Brief
Exactly as written, quote every line that follows, skipping the images.
-*-
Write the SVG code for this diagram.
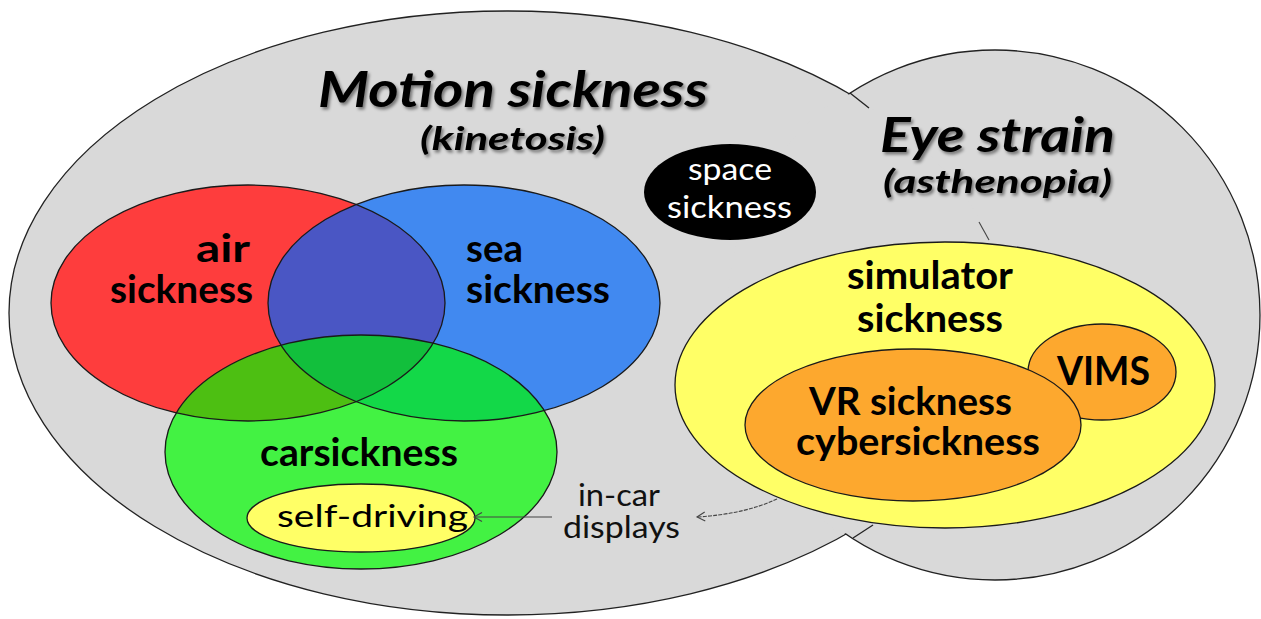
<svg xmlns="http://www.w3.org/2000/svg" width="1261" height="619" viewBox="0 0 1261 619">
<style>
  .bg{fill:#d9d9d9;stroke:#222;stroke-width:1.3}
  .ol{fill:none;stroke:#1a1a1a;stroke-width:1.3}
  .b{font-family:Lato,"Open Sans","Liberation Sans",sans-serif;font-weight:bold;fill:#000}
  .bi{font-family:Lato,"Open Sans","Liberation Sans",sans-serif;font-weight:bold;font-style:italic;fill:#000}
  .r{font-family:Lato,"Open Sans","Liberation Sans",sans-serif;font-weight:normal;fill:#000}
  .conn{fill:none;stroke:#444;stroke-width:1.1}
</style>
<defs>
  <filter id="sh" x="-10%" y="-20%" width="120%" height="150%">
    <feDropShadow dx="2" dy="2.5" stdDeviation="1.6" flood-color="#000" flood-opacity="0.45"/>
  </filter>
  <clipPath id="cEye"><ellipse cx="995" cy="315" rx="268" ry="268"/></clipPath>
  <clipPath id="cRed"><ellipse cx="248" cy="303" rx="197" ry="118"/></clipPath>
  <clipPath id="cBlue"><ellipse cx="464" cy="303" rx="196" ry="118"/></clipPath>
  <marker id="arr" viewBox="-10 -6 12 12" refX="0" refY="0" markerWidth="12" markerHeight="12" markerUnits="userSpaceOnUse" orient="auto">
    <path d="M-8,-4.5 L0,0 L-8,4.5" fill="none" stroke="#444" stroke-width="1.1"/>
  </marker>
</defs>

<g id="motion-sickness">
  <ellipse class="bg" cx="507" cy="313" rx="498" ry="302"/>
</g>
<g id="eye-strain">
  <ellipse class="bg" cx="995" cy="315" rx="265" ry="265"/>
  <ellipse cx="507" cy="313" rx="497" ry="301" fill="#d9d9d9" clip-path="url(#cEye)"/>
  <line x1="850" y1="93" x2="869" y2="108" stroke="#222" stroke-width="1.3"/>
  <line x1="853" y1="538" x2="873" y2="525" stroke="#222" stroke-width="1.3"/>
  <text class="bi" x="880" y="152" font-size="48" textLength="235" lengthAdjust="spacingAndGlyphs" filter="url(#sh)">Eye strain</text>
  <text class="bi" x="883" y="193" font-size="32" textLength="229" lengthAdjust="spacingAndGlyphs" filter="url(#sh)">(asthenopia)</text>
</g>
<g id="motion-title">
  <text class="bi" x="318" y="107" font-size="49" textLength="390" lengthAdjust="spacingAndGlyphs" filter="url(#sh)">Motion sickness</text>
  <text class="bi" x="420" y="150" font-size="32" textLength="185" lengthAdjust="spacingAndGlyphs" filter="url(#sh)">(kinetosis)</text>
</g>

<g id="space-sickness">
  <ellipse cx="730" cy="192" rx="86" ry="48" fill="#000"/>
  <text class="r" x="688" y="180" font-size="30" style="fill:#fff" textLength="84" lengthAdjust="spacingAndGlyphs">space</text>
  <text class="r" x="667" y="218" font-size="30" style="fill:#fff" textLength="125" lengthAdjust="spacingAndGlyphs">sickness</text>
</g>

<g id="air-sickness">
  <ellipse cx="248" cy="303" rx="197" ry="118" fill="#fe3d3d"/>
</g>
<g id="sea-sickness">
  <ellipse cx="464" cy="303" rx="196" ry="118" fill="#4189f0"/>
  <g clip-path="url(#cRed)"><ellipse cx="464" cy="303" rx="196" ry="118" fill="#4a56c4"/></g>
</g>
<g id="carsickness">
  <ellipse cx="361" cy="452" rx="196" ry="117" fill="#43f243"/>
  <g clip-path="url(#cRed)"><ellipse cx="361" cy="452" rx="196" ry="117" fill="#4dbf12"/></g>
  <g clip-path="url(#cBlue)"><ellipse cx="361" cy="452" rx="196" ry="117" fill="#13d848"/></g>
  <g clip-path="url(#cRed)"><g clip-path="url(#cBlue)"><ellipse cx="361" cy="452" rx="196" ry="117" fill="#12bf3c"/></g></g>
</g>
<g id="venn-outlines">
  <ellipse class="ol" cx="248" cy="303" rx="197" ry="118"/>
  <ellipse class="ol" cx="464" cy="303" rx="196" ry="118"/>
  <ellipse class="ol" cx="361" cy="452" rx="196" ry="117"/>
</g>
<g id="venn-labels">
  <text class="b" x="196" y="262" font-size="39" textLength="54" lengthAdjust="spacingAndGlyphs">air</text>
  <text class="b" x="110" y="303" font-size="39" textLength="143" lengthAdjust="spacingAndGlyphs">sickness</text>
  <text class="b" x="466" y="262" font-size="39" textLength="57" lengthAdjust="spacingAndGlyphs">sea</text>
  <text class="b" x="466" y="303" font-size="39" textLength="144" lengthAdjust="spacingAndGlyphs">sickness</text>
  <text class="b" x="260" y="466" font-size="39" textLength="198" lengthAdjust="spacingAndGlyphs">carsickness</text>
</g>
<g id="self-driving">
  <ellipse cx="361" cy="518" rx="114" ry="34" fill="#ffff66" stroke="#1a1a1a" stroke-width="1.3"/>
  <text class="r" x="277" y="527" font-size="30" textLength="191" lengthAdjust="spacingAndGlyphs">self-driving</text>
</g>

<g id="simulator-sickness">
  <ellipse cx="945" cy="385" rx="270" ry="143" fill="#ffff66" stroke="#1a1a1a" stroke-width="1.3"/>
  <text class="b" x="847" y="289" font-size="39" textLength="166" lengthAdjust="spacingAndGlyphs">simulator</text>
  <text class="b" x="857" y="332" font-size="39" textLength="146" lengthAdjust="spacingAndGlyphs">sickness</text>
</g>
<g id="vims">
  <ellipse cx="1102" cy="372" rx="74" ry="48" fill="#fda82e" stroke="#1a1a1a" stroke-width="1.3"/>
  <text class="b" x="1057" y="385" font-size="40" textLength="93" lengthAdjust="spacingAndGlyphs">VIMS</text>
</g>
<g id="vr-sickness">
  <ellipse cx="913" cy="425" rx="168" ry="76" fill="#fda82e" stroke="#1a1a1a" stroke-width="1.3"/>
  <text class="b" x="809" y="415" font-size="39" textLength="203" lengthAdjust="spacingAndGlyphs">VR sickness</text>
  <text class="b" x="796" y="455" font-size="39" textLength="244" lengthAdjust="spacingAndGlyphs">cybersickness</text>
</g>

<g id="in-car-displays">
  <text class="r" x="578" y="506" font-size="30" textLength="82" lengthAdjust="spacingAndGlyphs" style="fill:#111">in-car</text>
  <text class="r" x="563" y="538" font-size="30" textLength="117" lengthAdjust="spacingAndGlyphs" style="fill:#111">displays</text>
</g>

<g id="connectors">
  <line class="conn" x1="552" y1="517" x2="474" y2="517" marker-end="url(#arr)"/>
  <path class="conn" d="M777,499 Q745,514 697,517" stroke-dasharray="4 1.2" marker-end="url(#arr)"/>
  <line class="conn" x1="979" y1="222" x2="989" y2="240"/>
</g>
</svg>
-*-
Answer to the problem
Write the SVG code for this diagram.
<svg xmlns="http://www.w3.org/2000/svg" width="1261" height="619" viewBox="0 0 1261 619">
<style>
  .bg{fill:#d9d9d9;stroke:#222;stroke-width:1.3}
  .ol{fill:none;stroke:#1a1a1a;stroke-width:1.3}
  .b{font-family:Lato,"Open Sans","Liberation Sans",sans-serif;font-weight:bold;fill:#000}
  .bi{font-family:Lato,"Open Sans","Liberation Sans",sans-serif;font-weight:bold;font-style:italic;fill:#000}
  .r{font-family:Lato,"Open Sans","Liberation Sans",sans-serif;font-weight:normal;fill:#000}
  .conn{fill:none;stroke:#444;stroke-width:1.1}
</style>
<defs>
  <filter id="sh" x="-10%" y="-20%" width="120%" height="150%">
    <feDropShadow dx="2" dy="2.5" stdDeviation="1.6" flood-color="#000" flood-opacity="0.45"/>
  </filter>
  <clipPath id="cEye"><ellipse cx="995" cy="315" rx="268" ry="268"/></clipPath>
  <clipPath id="cRed"><ellipse cx="248" cy="303" rx="197" ry="118"/></clipPath>
  <clipPath id="cBlue"><ellipse cx="464" cy="303" rx="196" ry="118"/></clipPath>
  <marker id="arr" viewBox="-10 -6 12 12" refX="0" refY="0" markerWidth="12" markerHeight="12" markerUnits="userSpaceOnUse" orient="auto">
    <path d="M-8,-4.5 L0,0 L-8,4.5" fill="none" stroke="#444" stroke-width="1.1"/>
  </marker>
</defs>

<g id="motion-sickness">
  <ellipse class="bg" cx="507" cy="313" rx="498" ry="302"/>
</g>
<g id="eye-strain">
  <ellipse class="bg" cx="995" cy="315" rx="265" ry="265"/>
  <ellipse cx="507" cy="313" rx="497" ry="301" fill="#d9d9d9" clip-path="url(#cEye)"/>
  <line x1="850" y1="93" x2="869" y2="108" stroke="#222" stroke-width="1.3"/>
  <line x1="853" y1="538" x2="873" y2="525" stroke="#222" stroke-width="1.3"/>
  <text class="bi" x="880" y="152" font-size="48" textLength="235" lengthAdjust="spacingAndGlyphs" filter="url(#sh)">Eye strain</text>
  <text class="bi" x="883" y="193" font-size="32" textLength="229" lengthAdjust="spacingAndGlyphs" filter="url(#sh)">(asthenopia)</text>
</g>
<g id="motion-title">
  <text class="bi" x="318" y="107" font-size="49" textLength="390" lengthAdjust="spacingAndGlyphs" filter="url(#sh)">Motion sickness</text>
  <text class="bi" x="420" y="150" font-size="32" textLength="185" lengthAdjust="spacingAndGlyphs" filter="url(#sh)">(kinetosis)</text>
</g>

<g id="space-sickness">
  <ellipse cx="730" cy="192" rx="86" ry="48" fill="#000"/>
  <text class="r" x="688" y="180" font-size="30" style="fill:#fff" textLength="84" lengthAdjust="spacingAndGlyphs">space</text>
  <text class="r" x="667" y="218" font-size="30" style="fill:#fff" textLength="125" lengthAdjust="spacingAndGlyphs">sickness</text>
</g>

<g id="air-sickness">
  <ellipse cx="248" cy="303" rx="197" ry="118" fill="#fe3d3d"/>
</g>
<g id="sea-sickness">
  <ellipse cx="464" cy="303" rx="196" ry="118" fill="#4189f0"/>
  <g clip-path="url(#cRed)"><ellipse cx="464" cy="303" rx="196" ry="118" fill="#4a56c4"/></g>
</g>
<g id="carsickness">
  <ellipse cx="361" cy="452" rx="196" ry="117" fill="#43f243"/>
  <g clip-path="url(#cRed)"><ellipse cx="361" cy="452" rx="196" ry="117" fill="#4dbf12"/></g>
  <g clip-path="url(#cBlue)"><ellipse cx="361" cy="452" rx="196" ry="117" fill="#13d848"/></g>
  <g clip-path="url(#cRed)"><g clip-path="url(#cBlue)"><ellipse cx="361" cy="452" rx="196" ry="117" fill="#12bf3c"/></g></g>
</g>
<g id="venn-outlines">
  <ellipse class="ol" cx="248" cy="303" rx="197" ry="118"/>
  <ellipse class="ol" cx="464" cy="303" rx="196" ry="118"/>
  <ellipse class="ol" cx="361" cy="452" rx="196" ry="117"/>
</g>
<g id="venn-labels">
  <text class="b" x="196" y="262" font-size="39" textLength="54" lengthAdjust="spacingAndGlyphs">air</text>
  <text class="b" x="110" y="303" font-size="39" textLength="143" lengthAdjust="spacingAndGlyphs">sickness</text>
  <text class="b" x="466" y="262" font-size="39" textLength="57" lengthAdjust="spacingAndGlyphs">sea</text>
  <text class="b" x="466" y="303" font-size="39" textLength="144" lengthAdjust="spacingAndGlyphs">sickness</text>
  <text class="b" x="260" y="466" font-size="39" textLength="198" lengthAdjust="spacingAndGlyphs">carsickness</text>
</g>
<g id="self-driving">
  <ellipse cx="361" cy="518" rx="114" ry="34" fill="#ffff66" stroke="#1a1a1a" stroke-width="1.3"/>
  <text class="r" x="277" y="527" font-size="30" textLength="191" lengthAdjust="spacingAndGlyphs">self-driving</text>
</g>

<g id="simulator-sickness">
  <ellipse cx="945" cy="385" rx="270" ry="143" fill="#ffff66" stroke="#1a1a1a" stroke-width="1.3"/>
  <text class="b" x="847" y="289" font-size="39" textLength="166" lengthAdjust="spacingAndGlyphs">simulator</text>
  <text class="b" x="857" y="332" font-size="39" textLength="146" lengthAdjust="spacingAndGlyphs">sickness</text>
</g>
<g id="vims">
  <ellipse cx="1102" cy="372" rx="74" ry="48" fill="#fda82e" stroke="#1a1a1a" stroke-width="1.3"/>
  <text class="b" x="1057" y="385" font-size="40" textLength="93" lengthAdjust="spacingAndGlyphs">VIMS</text>
</g>
<g id="vr-sickness">
  <ellipse cx="913" cy="425" rx="168" ry="76" fill="#fda82e" stroke="#1a1a1a" stroke-width="1.3"/>
  <text class="b" x="809" y="415" font-size="39" textLength="203" lengthAdjust="spacingAndGlyphs">VR sickness</text>
  <text class="b" x="796" y="455" font-size="39" textLength="244" lengthAdjust="spacingAndGlyphs">cybersickness</text>
</g>

<g id="in-car-displays">
  <text class="r" x="578" y="506" font-size="30" textLength="82" lengthAdjust="spacingAndGlyphs" style="fill:#111">in-car</text>
  <text class="r" x="563" y="538" font-size="30" textLength="117" lengthAdjust="spacingAndGlyphs" style="fill:#111">displays</text>
</g>

<g id="connectors">
  <line class="conn" x1="552" y1="517" x2="474" y2="517" marker-end="url(#arr)"/>
  <path class="conn" d="M777,499 Q745,514 697,517" stroke-dasharray="4 1.2" marker-end="url(#arr)"/>
  <line class="conn" x1="979" y1="222" x2="989" y2="240"/>
</g>
</svg>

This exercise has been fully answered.